Each Special Needs Trust is its own “entity” with its own Federal Identification Number issued by the Internal Revenue Service. The Trust is not registered under either the Grantor’s or the Beneficiary’s Social Security Numbers.
A Special Needs Trust can be established at any time before the disabled loved one’s 65th birthday. It is very common to create a Special Needs Trust early in a disabled child’s life as a long-term means for holding assets to benefit the disabled family member. This is particularly true of parents who wish to leave funds for a child’s benefit after the parents’ death. The Special Needs Trust is the estate-planning tool of choice for those parents. As a part of Estate Planning, the costs of the creation of the Trust are tax deductible.

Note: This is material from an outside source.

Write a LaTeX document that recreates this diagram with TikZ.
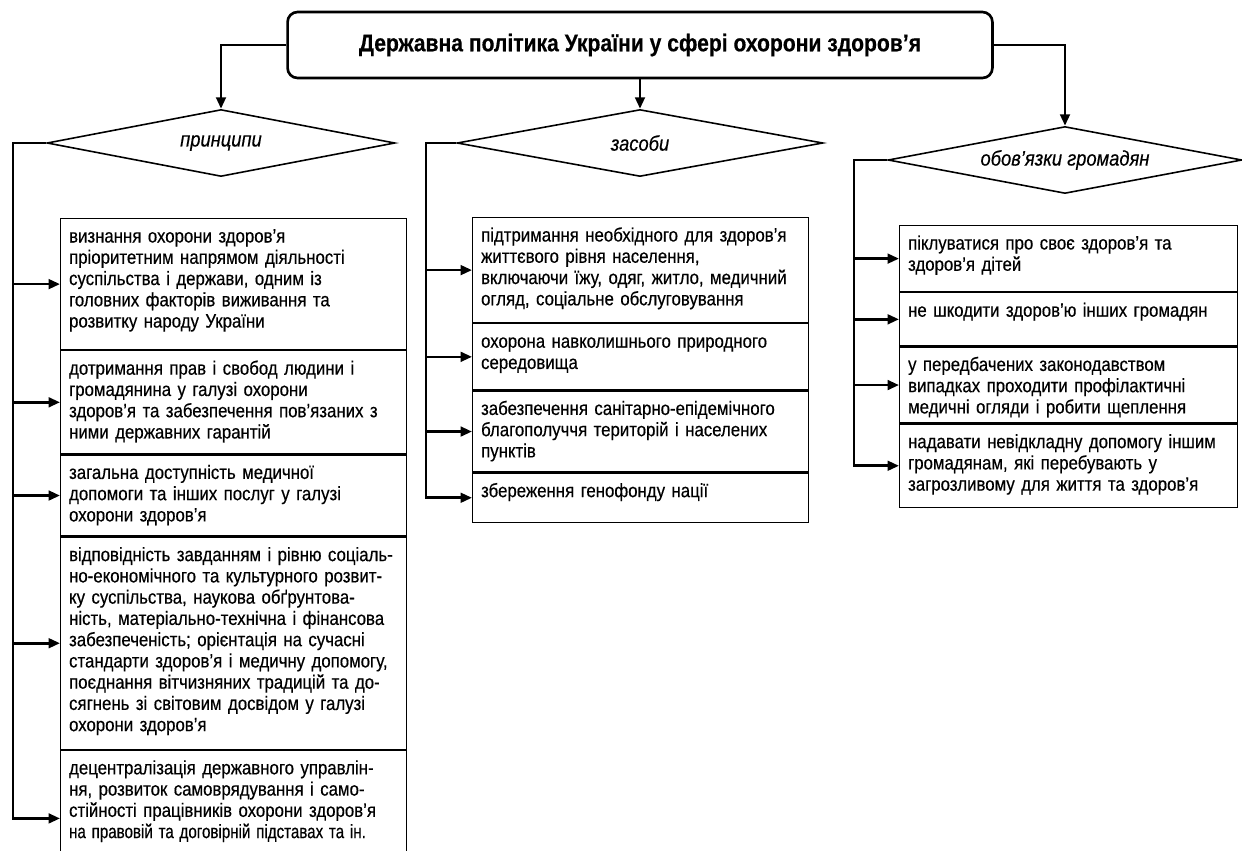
\documentclass[tikz,border=0pt]{standalone}
\usepackage{fontspec}
\setmainfont{Liberation Sans}[FakeStretch=0.87,FakeBold=0.4]
\usetikzlibrary{arrows.meta,positioning,shapes.geometric}
\newcommand\celltext[2]{\parbox[t][#1][t]{\linewidth}{\strut#2}}

\begin{document}
\begin{tikzpicture}[x=0.02cm,y=-0.02cm,
    conn/.style={line width=1.5pt},
    arr/.style={conn,-{Triangle[length=6.5pt,width=5.5pt]}},
    title/.style={draw,line width=1.5pt,rounded corners=0.2cm,minimum width=14.1cm,minimum height=1.32cm,font=\fontsize{13.8}{15}\selectfont\bfseries},
    choice/.style={draw,diamond,line width=0.9pt,aspect=5.4,inner sep=0pt,minimum height=1.34cm,font=\fontsize{12}{14}\selectfont\itshape},
    item/.style={draw,line width=0.7pt,anchor=north west,align=left,inner xsep=0.17cm,inner ysep=0.18cm,font=\fontsize{11}{12.1}\selectfont},
    lbox/.style={item,text width=6.58cm},
    mbox/.style={item,text width=6.38cm},
    rbox/.style={item,text width=6.42cm}]
  \useasboundingbox (0,0) rectangle (1242,850);

  %%%%% START %%%%%

  \node[title] (policy) at (640,45) {Державна політика України у сфері охорони здоров’я};

  \node[choice,minimum width=6.96cm] (princ) at (221,143) {принципи};
  \node[choice,minimum width=7.32cm] (means) at (640,143) {засоби};
  \node[choice,minimum width=7.08cm] (duties) at (1065,160) {обов’язки громадян};

  \draw[arr] (policy.west) -| (princ.north);
  \draw[arr] (policy.south) -- (means.north);
  \draw[arr] (policy.east) -| (duties.north);

  % principles
  \node[lbox] (l1) at (60,218) {\celltext{2.26cm}{визнання охорони здоров’я\\пріоритетним напрямом діяльності\\суспільства і держави, одним із\\головних факторів виживання та\\розвитку народу України}};
  \node[lbox] (l2) at (l1.south west) {\celltext{1.70cm}{дотримання прав і свобод людини і\\громадянина у галузі охорони\\здоров’я та забезпечення пов’язаних з\\ними державних гарантій}};
  \node[lbox] (l3) at (l2.south west) {\celltext{1.26cm}{загальна доступність медичної\\допомоги та інших послуг у галузі\\охорони здоров’я}};
  \node[lbox] (l4) at (l3.south west) {\celltext{3.88cm}{відповідність завданням і рівню соціаль-\\но-економічного та культурного розвит-\\ку суспільства, наукова обґрунтова-\\ність, матеріально-технічна і фінансова\\забезпеченість; орієнтація на сучасні\\стандарти здоров’я і медичну допомогу,\\поєднання вітчизняних традицій та до-\\сягнень зі світовим досвідом у галузі\\охорони здоров’я}};
  \node[lbox] (l5) at (l4.south west) {\celltext{2.36cm}{децентралізація державного управлін-\\ня, розвиток самоврядування і само-\\стійності працівників охорони здоров’я\\\scalebox{0.9}[1]{на правовій та договірній підставах та ін.}}};

  \coordinate (lspine) at (13,143);
  \draw[arr] (princ.west) -- (lspine) |- (l5.west);
  \foreach \b in {l1,l2,l3,l4}
    \draw[arr] (lspine |- \b.west) -- (\b.west);

  % means
  \node[mbox] (m1) at (472,217) {\celltext{1.74cm}{підтримання необхідного для здоров’я\\життєвого рівня населення,\\включаючи їжу, одяг, житло, медичний\\огляд, соціальне обслуговування}};
  \node[mbox] (m2) at (m1.south west) {\celltext{0.96cm}{охорона навколишнього природного\\середовища}};
  \node[mbox] (m3) at (m2.south west) {\celltext{1.26cm}{забезпечення санітарно-епідемічного\\благополуччя територій і населених\\пунктів}};
  \node[mbox] (m4) at (m3.south west) {\celltext{0.62cm}{збереження генофонду нації}};

  \coordinate (mspine) at (426,143);
  \draw[arr] (means.west) -- (mspine) |- (m4.west);
  \foreach \b in {m1,m2,m3}
    \draw[arr] (mspine |- \b.west) -- (\b.west);

  % duties
  \node[rbox] (r1) at (899,225) {\celltext{0.96cm}{піклуватися про своє здоров’я та\\здоров’я дітей}};
  \node[rbox] (r2) at (r1.south west) {\celltext{0.70cm}{не шкодити здоров’ю інших громадян}};
  \node[rbox] (r3) at (r2.south west) {\celltext{1.16cm}{у передбачених законодавством\\випадках проходити профілактичні\\медичні огляди і робити щеплення}};
  \node[rbox] (r4) at (r3.south west) {\celltext{1.30cm}{надавати невідкладну допомогу іншим\\громадянам, які перебувають у\\загрозливому для життя та здоров’я}};

  \coordinate (rspine) at (854,160);
  \draw[arr] (duties.west) -- (rspine) |- (r4.west);
  \foreach \b in {r1,r2,r3}
    \draw[arr] (rspine |- \b.west) -- (\b.west);

  %%%%% END %%%%%
\end{tikzpicture}
\end{document}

Also, the disabled person may at some time during his or her lifetime come into funds from third party sources, such as a personal injury settlement or a bequest from relatives or friends, Social Security back payments, insurance proceeds, or the like. This particular type of special needs trust (First Party SNTs) has some unique rules that apply to it that would not apply to a special needs trust set up by someone other than the disabled person (Third Party SNTs).
It is great to know that disinheriting disabled loved ones is no longer a necessary evil. With a Special needs trust as an option, a disabled loved one can have many funds for some of life’s special comforts without losing needed governmental benefits.